There are 120,000 children classified as homeless, not 120,000 children actually homeless. This distinction matters. For we have a system to find homes for those who don't have them. Entry into the system requires that one be declared to be homeless first. Thus the classification of homelessness is a necessary precondition of the system which deals with the problem swinging into action. This is of course Worstall's Fallacy all over again, looking at the size of the original problem, not the effectiveness (or not) of the system we have to deal with it.
The residual problem is those sleeping rough. Of whom there are some 4,000 nationally (no, not children, total) at any one time. And, as Ms. Foster tells us, this is a rather different problem:
The footballer turned property developer Gary Neville admitted to the Guardian this week how difficult it was to provide the kind of help rough sleepers need – 40 of the group Neville and Ryan Giggs allowed to stay in their vacant Manchester hotel after it was squatted were rehoused, with 20 ending up back on the streets.

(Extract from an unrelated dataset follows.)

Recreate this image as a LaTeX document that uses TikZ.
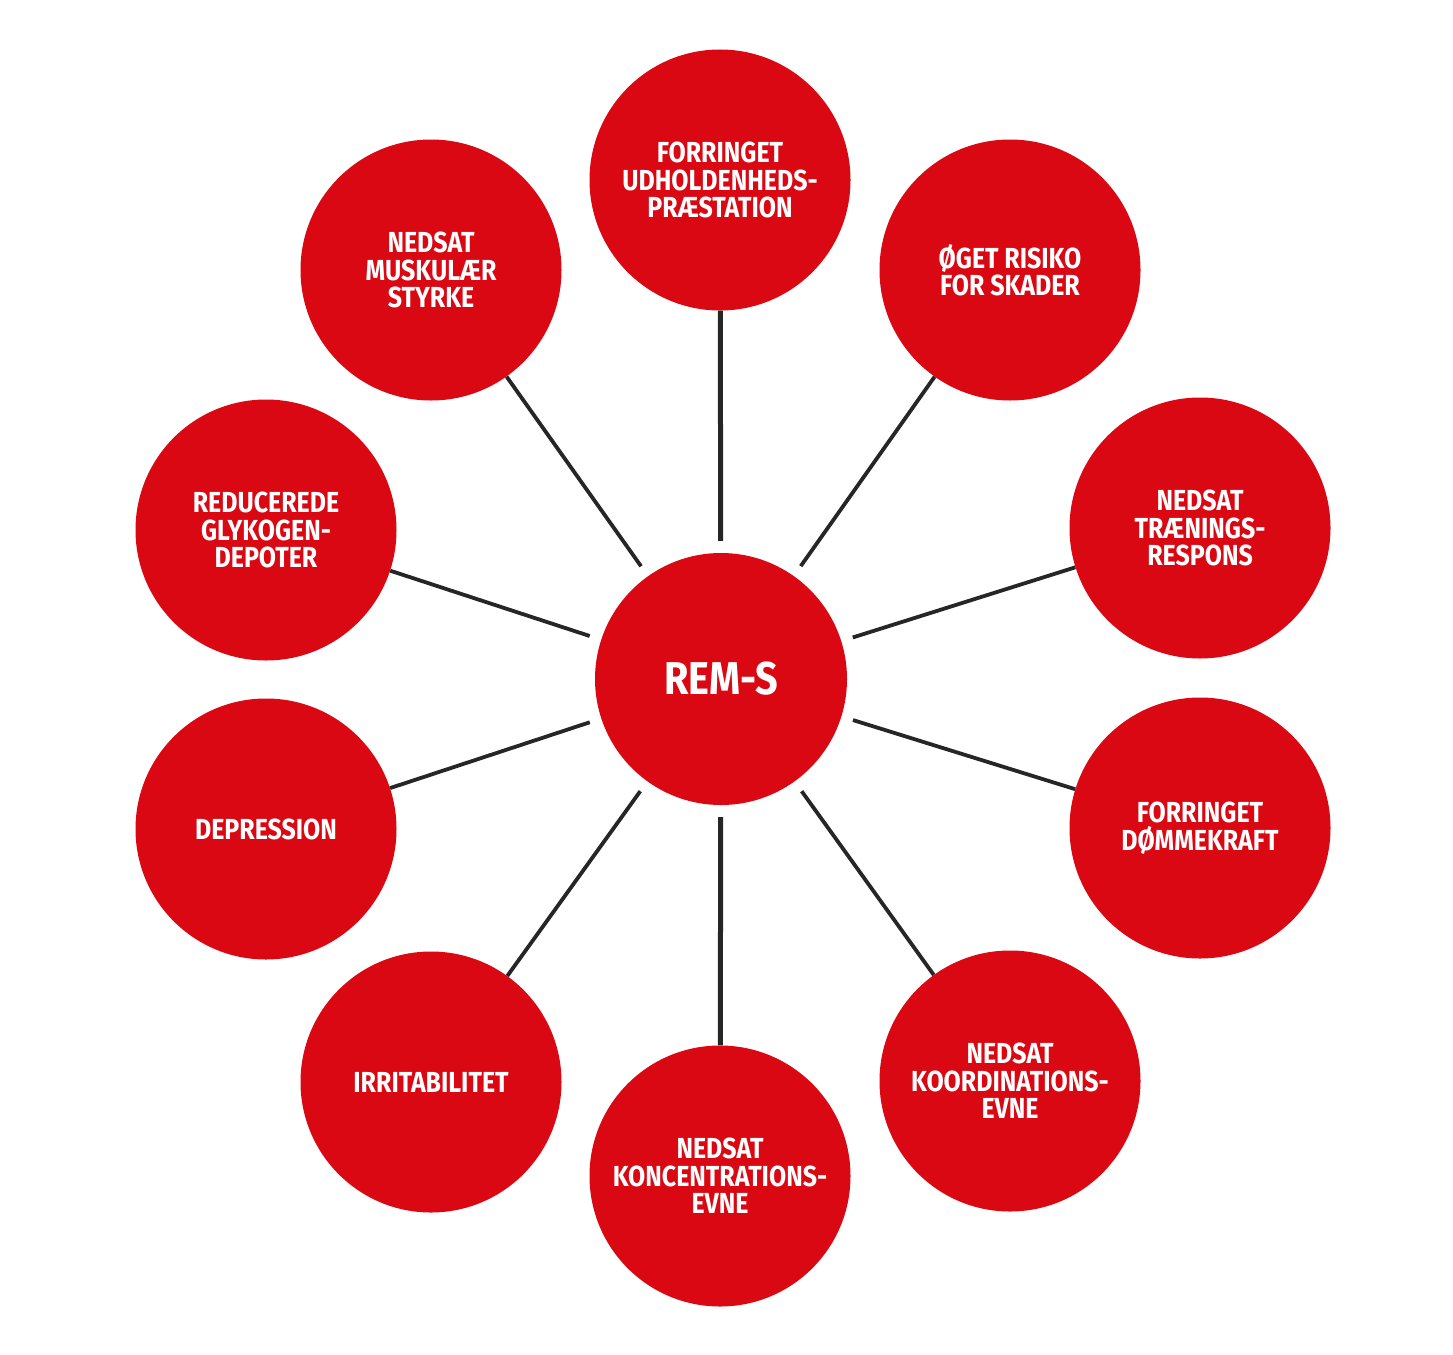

As a little prompting will elicit from anyone involved with aiding those rough sleepers. The prevalence of addictions and mental health problems (variously estimated at up to 75% of this population) means that the difficulty is in keeping them in accommodation, not finding it for them.
There are undoubtedly problems in Britain's housing markets. The Town and Country Planning Act comes to mind. Fire regulations equally. But we have a social housing system, one that really works rather well. We can see that from the residual of the problem after it swings into action. We have many classified as homeless, we have many at risk of it, and absent drug, alcohol and mental health issues we have just about no one who is actually homeless.
That's actually pretty good for government work.